Les mous du genou du Nouvel Obs ou du Monde s’étaient contentés de désapprouver ; le confrère de Grazia (dont je dirais, si j’étais impolie, qu’il est quand même plus « con » que « frère ») réclame courageusement des têtes, avec un titre sans équivoque : « Faites-les taire ! » Je signale à la profession que « Foutez-les dehors ! » est encore disponible. Après, il restera « À mort les réacs ! » L’ennui c’est que comme ces gens sont de grands humanistes, ils sont contre la peine de mort (moi aussi d’ailleurs), mais peut-être seraient-ils prêts à tolérer une minuscule exception : après tout, les Israéliens ont pendu Eichmann.

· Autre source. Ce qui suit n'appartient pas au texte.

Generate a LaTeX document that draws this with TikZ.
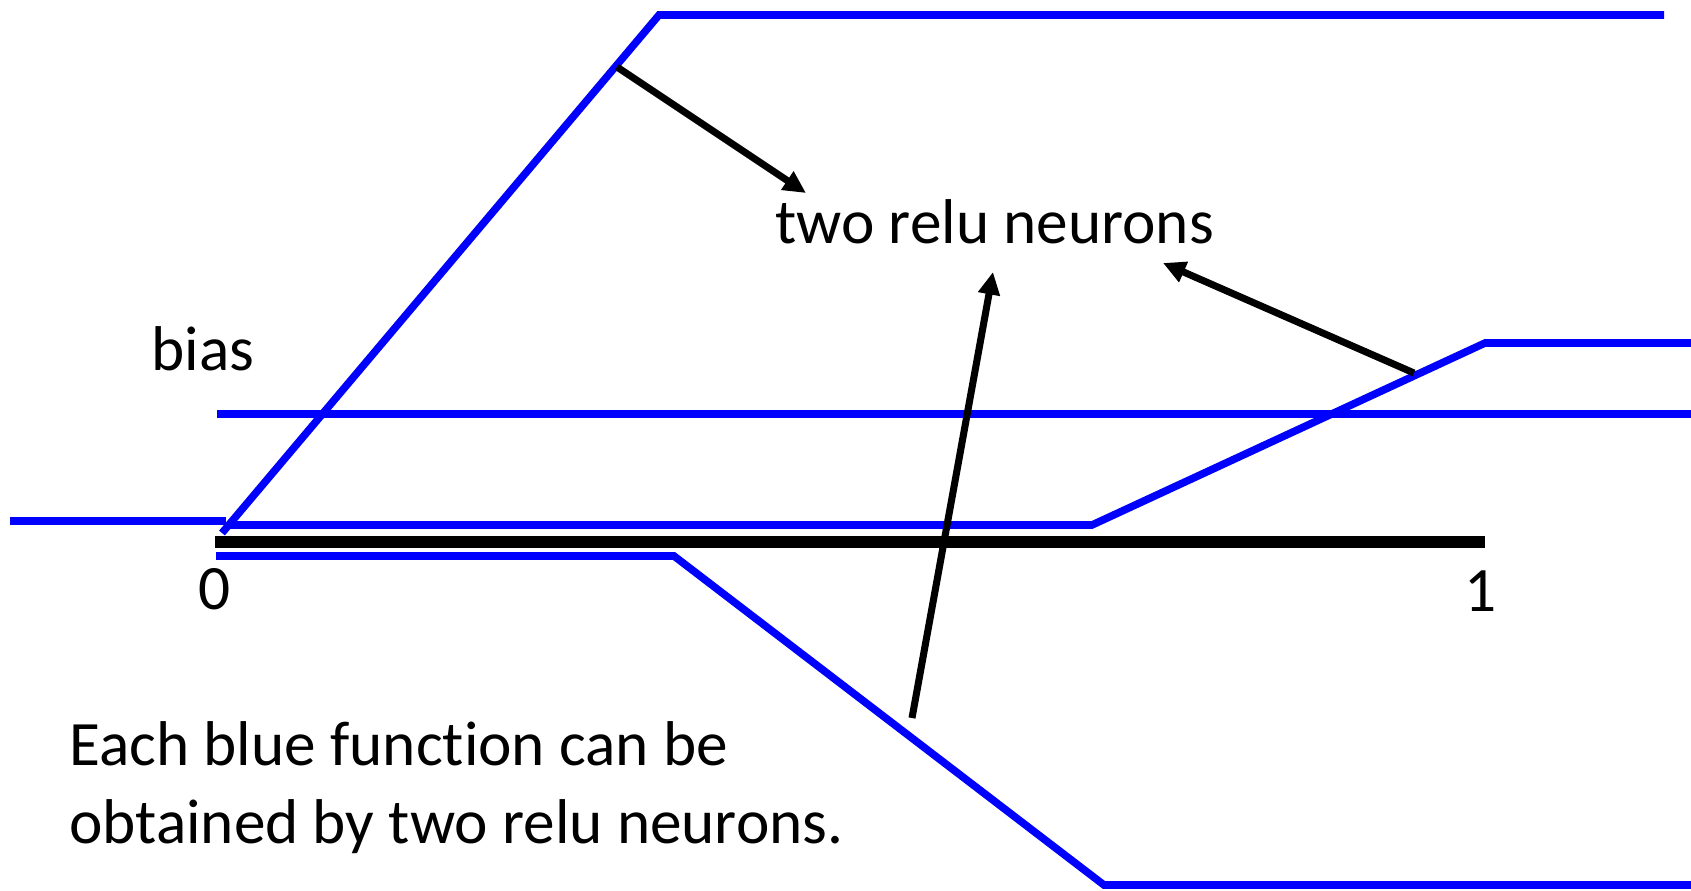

« Je ne partage pas vos idées et je me battrai pour que vous ne puissiez pas les exprimer. » Etrange conception du pluralisme mais, après tout, le débat entre gens du même avis, c’est plus marrant. Notre Jean Moulin d’opérette explique finaud que RTL (qui emploie quatre des membres du « quintette » maudit) « se préoccupe de savoir si son célèbre slogan« Vivre Ensemble », n’est pas en train de virer au nauséabond « Vivre entre nous » ». (Et lui, il pourrait peut-être se préoccuper de savoir causer la France, non ?) L’ennui, c’est qu’il ne comprend même pas ce qu’il écrit, ce pauvre garçon : après avoir expliqué sur deux pages que c’était mieux avant, quand des gens comme nous ne cassaient pas l’ambiance, il en conclut que « nous » voulons « vivre entre nous » ? Je renonce. Il y a des jours où je me dis que, plutôt que d’avoir à répondre à de telles buses, je ferais mieux de rester avec mes copains. Même ceux qui ne sont pas réacs.